(Aim of the exercise): Retype the opening lines of the listing below, ending with the line that contains "79.4, 83.5, 82.0];", and leave out any pictures.

:: Data extract

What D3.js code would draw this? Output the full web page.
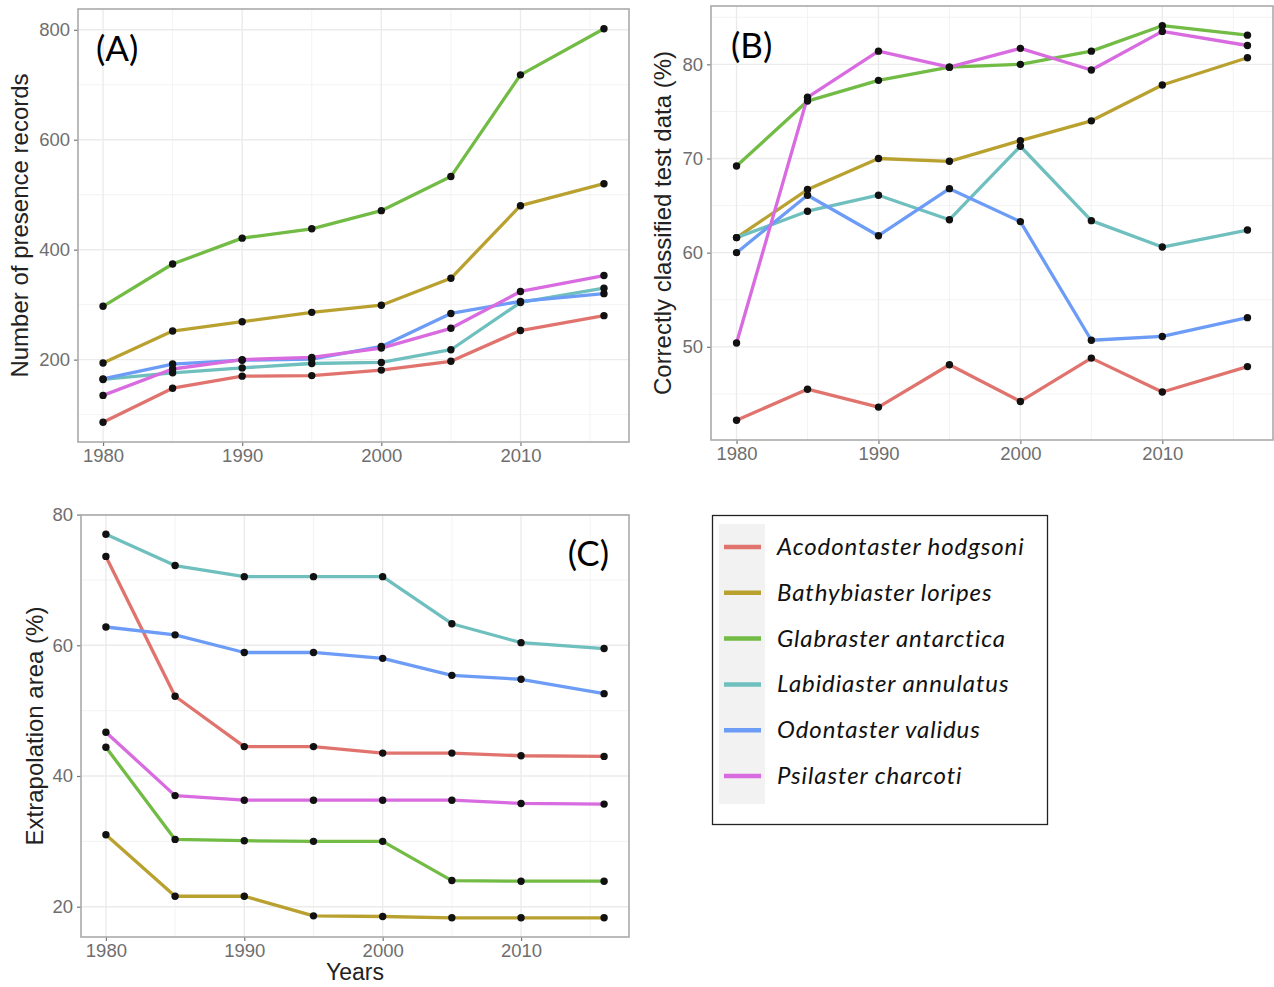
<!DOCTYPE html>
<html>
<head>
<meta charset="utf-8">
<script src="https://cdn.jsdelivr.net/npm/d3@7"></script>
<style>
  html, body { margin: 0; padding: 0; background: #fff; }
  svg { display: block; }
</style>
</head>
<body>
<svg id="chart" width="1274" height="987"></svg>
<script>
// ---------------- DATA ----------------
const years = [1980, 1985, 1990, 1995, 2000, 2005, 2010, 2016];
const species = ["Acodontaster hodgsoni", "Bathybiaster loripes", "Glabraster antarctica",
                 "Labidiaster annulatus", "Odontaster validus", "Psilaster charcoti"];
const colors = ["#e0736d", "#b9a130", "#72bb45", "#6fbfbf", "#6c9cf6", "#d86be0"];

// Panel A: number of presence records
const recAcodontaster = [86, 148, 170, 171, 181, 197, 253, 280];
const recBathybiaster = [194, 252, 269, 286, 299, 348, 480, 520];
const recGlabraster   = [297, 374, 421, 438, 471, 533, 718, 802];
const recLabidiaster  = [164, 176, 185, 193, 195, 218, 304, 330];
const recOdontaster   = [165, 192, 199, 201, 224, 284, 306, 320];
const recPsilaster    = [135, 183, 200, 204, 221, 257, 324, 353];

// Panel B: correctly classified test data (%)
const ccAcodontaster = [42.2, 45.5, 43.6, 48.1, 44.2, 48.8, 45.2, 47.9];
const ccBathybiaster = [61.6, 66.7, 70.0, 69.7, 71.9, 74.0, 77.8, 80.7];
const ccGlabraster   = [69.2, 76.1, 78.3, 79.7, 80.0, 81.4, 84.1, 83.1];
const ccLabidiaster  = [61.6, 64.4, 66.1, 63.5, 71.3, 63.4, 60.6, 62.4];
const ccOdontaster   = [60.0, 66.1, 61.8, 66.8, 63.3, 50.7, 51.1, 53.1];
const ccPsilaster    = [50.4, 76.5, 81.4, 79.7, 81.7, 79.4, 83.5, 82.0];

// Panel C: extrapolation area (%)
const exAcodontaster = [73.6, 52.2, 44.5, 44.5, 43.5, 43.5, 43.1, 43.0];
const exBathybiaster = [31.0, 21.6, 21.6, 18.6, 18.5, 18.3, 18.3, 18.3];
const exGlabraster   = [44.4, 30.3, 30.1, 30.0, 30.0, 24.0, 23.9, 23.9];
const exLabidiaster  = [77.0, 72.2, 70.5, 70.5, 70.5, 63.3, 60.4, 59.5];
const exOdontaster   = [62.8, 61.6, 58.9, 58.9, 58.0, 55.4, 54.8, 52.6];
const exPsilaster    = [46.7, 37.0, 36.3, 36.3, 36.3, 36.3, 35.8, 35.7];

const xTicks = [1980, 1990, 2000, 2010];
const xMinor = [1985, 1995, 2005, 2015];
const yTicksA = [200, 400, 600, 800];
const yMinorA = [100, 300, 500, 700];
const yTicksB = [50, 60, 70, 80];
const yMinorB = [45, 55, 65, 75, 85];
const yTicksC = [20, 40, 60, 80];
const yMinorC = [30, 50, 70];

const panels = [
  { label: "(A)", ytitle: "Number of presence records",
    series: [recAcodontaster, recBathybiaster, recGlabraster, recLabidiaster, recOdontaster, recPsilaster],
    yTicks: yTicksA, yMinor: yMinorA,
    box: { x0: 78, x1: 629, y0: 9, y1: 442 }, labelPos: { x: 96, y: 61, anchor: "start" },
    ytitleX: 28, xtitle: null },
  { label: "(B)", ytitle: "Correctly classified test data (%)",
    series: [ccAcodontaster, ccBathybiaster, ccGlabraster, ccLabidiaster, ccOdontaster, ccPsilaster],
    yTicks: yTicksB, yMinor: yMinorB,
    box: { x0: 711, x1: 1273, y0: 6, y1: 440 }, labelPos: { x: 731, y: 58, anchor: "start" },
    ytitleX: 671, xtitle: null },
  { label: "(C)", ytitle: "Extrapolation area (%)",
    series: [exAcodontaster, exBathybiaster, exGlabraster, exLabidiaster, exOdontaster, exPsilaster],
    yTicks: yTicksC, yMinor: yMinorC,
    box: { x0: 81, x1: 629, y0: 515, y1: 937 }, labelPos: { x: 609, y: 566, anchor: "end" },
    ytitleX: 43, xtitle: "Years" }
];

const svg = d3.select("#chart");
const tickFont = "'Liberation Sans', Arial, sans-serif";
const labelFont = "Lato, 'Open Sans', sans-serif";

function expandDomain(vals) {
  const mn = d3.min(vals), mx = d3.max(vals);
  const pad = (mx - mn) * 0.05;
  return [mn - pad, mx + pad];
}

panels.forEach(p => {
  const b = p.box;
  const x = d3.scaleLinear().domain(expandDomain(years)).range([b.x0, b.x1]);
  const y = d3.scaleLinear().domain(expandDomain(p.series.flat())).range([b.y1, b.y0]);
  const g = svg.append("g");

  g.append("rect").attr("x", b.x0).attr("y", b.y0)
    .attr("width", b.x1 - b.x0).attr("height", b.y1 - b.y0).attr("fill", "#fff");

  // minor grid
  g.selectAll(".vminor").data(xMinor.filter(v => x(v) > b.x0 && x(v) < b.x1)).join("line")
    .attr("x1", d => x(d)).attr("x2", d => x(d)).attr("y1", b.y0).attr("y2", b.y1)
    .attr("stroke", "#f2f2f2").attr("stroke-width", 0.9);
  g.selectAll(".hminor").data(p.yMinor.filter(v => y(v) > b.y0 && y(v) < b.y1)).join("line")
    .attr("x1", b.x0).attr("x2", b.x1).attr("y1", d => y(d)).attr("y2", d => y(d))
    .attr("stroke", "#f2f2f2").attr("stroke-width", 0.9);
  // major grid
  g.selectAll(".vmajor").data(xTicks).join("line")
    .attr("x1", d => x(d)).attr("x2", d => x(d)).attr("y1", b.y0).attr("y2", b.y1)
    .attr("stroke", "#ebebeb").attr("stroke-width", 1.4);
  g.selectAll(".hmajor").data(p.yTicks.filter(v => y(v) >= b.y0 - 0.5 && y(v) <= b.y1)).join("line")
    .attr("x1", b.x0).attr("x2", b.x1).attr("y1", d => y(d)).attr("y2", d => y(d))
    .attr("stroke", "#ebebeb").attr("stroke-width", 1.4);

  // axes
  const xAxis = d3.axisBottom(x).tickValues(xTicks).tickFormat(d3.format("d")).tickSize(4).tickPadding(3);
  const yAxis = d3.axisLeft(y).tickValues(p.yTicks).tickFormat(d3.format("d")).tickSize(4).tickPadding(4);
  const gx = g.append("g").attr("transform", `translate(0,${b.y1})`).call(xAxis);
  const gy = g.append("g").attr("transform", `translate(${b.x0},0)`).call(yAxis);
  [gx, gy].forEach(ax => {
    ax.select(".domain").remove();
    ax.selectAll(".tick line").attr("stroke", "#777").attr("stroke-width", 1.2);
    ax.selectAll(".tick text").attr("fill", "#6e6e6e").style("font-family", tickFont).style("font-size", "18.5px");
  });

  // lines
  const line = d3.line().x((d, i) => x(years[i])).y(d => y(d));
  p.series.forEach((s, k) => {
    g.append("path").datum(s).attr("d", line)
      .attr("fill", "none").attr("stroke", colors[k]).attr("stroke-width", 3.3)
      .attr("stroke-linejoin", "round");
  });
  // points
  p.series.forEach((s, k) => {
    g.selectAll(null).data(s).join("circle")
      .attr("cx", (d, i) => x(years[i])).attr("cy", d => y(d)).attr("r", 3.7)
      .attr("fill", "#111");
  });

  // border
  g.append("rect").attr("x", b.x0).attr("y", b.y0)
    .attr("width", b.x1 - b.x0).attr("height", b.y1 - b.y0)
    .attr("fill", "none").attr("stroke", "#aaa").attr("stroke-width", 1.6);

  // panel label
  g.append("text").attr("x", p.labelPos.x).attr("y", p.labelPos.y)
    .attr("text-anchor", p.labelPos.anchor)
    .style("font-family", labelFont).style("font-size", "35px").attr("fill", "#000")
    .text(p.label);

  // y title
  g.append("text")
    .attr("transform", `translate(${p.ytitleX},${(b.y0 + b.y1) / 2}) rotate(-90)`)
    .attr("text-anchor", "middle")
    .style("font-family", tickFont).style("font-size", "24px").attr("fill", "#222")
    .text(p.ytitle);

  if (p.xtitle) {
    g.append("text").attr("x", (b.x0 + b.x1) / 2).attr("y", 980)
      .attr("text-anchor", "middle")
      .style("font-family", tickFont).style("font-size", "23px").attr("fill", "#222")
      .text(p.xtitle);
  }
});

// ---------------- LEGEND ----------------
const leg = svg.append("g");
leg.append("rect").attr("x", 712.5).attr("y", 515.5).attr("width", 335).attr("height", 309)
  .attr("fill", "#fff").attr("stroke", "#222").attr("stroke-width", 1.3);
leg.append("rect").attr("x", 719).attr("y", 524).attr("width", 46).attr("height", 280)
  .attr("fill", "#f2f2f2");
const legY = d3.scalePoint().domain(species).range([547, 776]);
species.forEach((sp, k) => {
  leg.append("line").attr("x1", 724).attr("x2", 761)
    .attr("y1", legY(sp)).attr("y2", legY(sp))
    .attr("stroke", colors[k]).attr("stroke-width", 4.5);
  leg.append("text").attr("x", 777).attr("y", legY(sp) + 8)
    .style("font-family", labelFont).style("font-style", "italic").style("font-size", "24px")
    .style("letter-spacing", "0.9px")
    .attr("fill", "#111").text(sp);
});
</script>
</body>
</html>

::::

(Complete answer):
What D3.js code would draw this? Output the full web page.
<!DOCTYPE html>
<html>
<head>
<meta charset="utf-8">
<script src="https://cdn.jsdelivr.net/npm/d3@7"></script>
<style>
  html, body { margin: 0; padding: 0; background: #fff; }
  svg { display: block; }
</style>
</head>
<body>
<svg id="chart" width="1274" height="987"></svg>
<script>
// ---------------- DATA ----------------
const years = [1980, 1985, 1990, 1995, 2000, 2005, 2010, 2016];
const species = ["Acodontaster hodgsoni", "Bathybiaster loripes", "Glabraster antarctica",
                 "Labidiaster annulatus", "Odontaster validus", "Psilaster charcoti"];
const colors = ["#e0736d", "#b9a130", "#72bb45", "#6fbfbf", "#6c9cf6", "#d86be0"];

// Panel A: number of presence records
const recAcodontaster = [86, 148, 170, 171, 181, 197, 253, 280];
const recBathybiaster = [194, 252, 269, 286, 299, 348, 480, 520];
const recGlabraster   = [297, 374, 421, 438, 471, 533, 718, 802];
const recLabidiaster  = [164, 176, 185, 193, 195, 218, 304, 330];
const recOdontaster   = [165, 192, 199, 201, 224, 284, 306, 320];
const recPsilaster    = [135, 183, 200, 204, 221, 257, 324, 353];

// Panel B: correctly classified test data (%)
const ccAcodontaster = [42.2, 45.5, 43.6, 48.1, 44.2, 48.8, 45.2, 47.9];
const ccBathybiaster = [61.6, 66.7, 70.0, 69.7, 71.9, 74.0, 77.8, 80.7];
const ccGlabraster   = [69.2, 76.1, 78.3, 79.7, 80.0, 81.4, 84.1, 83.1];
const ccLabidiaster  = [61.6, 64.4, 66.1, 63.5, 71.3, 63.4, 60.6, 62.4];
const ccOdontaster   = [60.0, 66.1, 61.8, 66.8, 63.3, 50.7, 51.1, 53.1];
const ccPsilaster    = [50.4, 76.5, 81.4, 79.7, 81.7, 79.4, 83.5, 82.0];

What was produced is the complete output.